Task description — Reproduce only the lines of the material below that start at the line containing "Reproduce this chart with D3.js." and stop at the line containing "return 'translate(' +". Keep both end lines.
## Begin Dataset extract
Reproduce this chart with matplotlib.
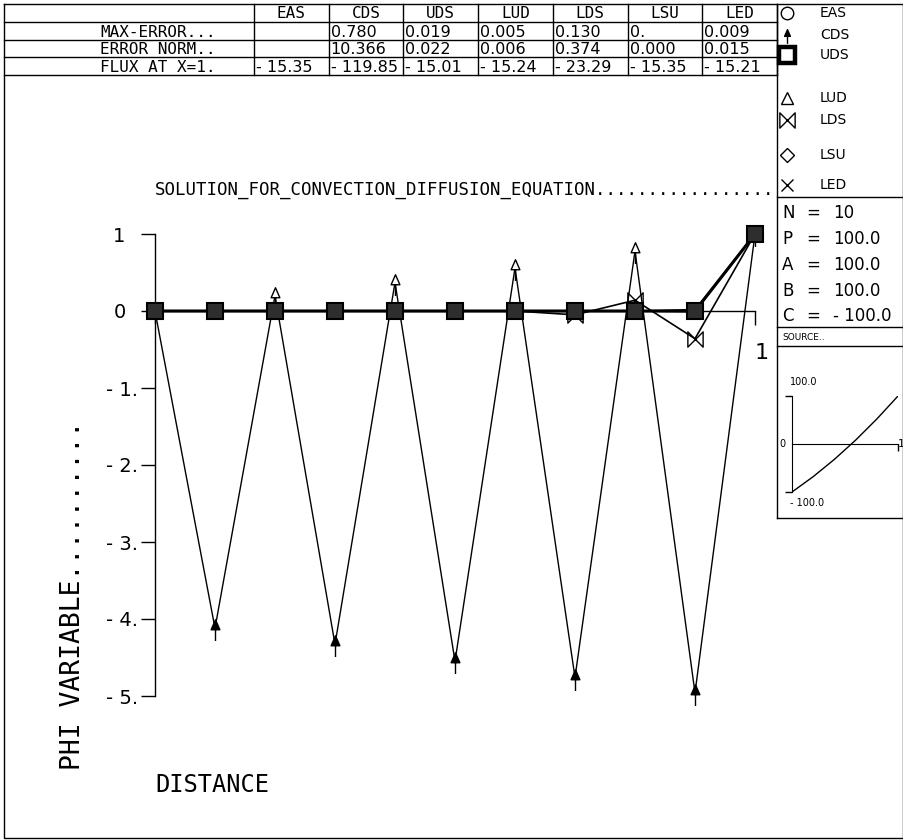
## End Dataset extract
## Begin Dataset extract
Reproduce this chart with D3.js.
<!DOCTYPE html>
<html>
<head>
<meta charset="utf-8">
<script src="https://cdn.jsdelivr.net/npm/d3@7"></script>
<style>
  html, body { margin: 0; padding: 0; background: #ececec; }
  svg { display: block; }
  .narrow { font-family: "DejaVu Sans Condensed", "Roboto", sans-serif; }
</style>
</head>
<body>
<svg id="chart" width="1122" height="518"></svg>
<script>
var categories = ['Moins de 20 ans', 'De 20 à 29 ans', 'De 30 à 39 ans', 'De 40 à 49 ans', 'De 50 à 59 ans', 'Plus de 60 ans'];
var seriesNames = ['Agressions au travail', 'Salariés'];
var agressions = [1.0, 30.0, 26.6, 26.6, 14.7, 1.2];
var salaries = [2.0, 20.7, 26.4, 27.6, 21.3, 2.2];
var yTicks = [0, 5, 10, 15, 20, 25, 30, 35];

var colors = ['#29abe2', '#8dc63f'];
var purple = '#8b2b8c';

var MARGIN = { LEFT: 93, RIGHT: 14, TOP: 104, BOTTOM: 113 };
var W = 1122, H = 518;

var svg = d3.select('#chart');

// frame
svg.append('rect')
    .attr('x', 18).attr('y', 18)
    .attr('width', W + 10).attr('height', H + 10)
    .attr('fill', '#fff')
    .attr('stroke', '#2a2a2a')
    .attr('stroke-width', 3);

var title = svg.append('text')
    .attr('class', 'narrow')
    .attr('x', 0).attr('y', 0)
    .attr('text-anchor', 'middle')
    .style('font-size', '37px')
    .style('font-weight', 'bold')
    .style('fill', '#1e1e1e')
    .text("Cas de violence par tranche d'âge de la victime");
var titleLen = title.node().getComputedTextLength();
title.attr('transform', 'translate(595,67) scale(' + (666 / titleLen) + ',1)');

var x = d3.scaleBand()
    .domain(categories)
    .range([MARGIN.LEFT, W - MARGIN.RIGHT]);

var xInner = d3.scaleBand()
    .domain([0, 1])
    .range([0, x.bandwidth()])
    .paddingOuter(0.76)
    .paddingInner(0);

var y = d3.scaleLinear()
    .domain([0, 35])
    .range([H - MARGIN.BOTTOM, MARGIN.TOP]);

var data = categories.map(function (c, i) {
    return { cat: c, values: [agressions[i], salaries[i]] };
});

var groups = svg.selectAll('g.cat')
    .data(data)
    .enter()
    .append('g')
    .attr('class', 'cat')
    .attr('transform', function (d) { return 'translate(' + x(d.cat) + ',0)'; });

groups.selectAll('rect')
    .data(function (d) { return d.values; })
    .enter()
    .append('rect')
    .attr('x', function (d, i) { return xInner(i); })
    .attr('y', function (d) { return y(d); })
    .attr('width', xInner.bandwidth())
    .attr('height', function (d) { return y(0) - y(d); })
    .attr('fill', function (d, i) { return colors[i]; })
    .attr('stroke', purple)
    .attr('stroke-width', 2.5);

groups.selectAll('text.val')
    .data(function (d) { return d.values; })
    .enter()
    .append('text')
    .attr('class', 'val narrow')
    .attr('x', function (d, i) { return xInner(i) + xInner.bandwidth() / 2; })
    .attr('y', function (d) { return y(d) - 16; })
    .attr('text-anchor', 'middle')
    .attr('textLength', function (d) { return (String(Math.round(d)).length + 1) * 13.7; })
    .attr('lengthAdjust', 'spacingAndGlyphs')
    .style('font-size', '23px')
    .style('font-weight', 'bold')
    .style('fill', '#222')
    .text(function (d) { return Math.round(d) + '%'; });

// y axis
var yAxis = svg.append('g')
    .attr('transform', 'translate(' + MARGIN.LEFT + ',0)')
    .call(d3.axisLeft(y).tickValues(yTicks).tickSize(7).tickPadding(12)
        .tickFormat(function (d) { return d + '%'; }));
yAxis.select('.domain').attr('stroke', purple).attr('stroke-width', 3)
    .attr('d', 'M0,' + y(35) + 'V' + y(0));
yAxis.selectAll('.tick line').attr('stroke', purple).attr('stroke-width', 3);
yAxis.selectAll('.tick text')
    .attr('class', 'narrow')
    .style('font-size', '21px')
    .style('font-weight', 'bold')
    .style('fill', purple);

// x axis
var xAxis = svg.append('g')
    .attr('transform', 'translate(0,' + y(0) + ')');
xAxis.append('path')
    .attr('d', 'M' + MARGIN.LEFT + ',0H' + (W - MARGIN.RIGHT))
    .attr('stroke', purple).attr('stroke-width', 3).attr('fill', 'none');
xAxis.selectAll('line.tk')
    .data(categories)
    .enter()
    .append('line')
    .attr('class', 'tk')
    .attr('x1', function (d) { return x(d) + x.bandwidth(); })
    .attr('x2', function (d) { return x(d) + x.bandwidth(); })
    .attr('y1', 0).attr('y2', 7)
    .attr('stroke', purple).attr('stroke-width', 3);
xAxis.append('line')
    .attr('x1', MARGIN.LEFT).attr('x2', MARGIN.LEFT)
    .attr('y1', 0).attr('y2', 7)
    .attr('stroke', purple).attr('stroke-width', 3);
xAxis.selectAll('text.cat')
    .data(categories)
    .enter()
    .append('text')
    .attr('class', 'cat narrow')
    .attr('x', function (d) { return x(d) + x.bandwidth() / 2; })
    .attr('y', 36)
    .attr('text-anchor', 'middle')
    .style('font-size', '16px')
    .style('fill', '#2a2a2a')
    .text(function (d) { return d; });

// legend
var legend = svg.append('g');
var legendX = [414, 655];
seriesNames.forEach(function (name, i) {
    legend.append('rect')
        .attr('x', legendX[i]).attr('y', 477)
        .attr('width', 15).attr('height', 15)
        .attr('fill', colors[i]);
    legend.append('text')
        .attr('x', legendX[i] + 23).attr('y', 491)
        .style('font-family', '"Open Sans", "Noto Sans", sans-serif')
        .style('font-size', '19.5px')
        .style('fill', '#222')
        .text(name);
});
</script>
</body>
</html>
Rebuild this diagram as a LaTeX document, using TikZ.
## End Dataset extract
Task answer —
Reproduce this chart with D3.js.
<!DOCTYPE html>
<html>
<head>
<meta charset="utf-8">
<script src="https://cdn.jsdelivr.net/npm/d3@7"></script>
<style>
  html, body { margin: 0; padding: 0; background: #ececec; }
  svg { display: block; }
  .narrow { font-family: "DejaVu Sans Condensed", "Roboto", sans-serif; }
</style>
</head>
<body>
<svg id="chart" width="1122" height="518"></svg>
<script>
var categories = ['Moins de 20 ans', 'De 20 à 29 ans', 'De 30 à 39 ans', 'De 40 à 49 ans', 'De 50 à 59 ans', 'Plus de 60 ans'];
var seriesNames = ['Agressions au travail', 'Salariés'];
var agressions = [1.0, 30.0, 26.6, 26.6, 14.7, 1.2];
var salaries = [2.0, 20.7, 26.4, 27.6, 21.3, 2.2];
var yTicks = [0, 5, 10, 15, 20, 25, 30, 35];

var colors = ['#29abe2', '#8dc63f'];
var purple = '#8b2b8c';

var MARGIN = { LEFT: 93, RIGHT: 14, TOP: 104, BOTTOM: 113 };
var W = 1122, H = 518;

var svg = d3.select('#chart');

// frame
svg.append('rect')
    .attr('x', 18).attr('y', 18)
    .attr('width', W + 10).attr('height', H + 10)
    .attr('fill', '#fff')
    .attr('stroke', '#2a2a2a')
    .attr('stroke-width', 3);

var title = svg.append('text')
    .attr('class', 'narrow')
    .attr('x', 0).attr('y', 0)
    .attr('text-anchor', 'middle')
    .style('font-size', '37px')
    .style('font-weight', 'bold')
    .style('fill', '#1e1e1e')
    .text("Cas de violence par tranche d'âge de la victime");
var titleLen = title.node().getComputedTextLength();
title.attr('transform', 'translate(595,67) scale(' + (666 / titleLen) + ',1)');

var x = d3.scaleBand()
    .domain(categories)
    .range([MARGIN.LEFT, W - MARGIN.RIGHT]);

var xInner = d3.scaleBand()
    .domain([0, 1])
    .range([0, x.bandwidth()])
    .paddingOuter(0.76)
    .paddingInner(0);

var y = d3.scaleLinear()
    .domain([0, 35])
    .range([H - MARGIN.BOTTOM, MARGIN.TOP]);

var data = categories.map(function (c, i) {
    return { cat: c, values: [agressions[i], salaries[i]] };
});

var groups = svg.selectAll('g.cat')
    .data(data)
    .enter()
    .append('g')
    .attr('class', 'cat')
    .attr('transform', function (d) { return 'translate(' + x(d.cat) + ',0)'; });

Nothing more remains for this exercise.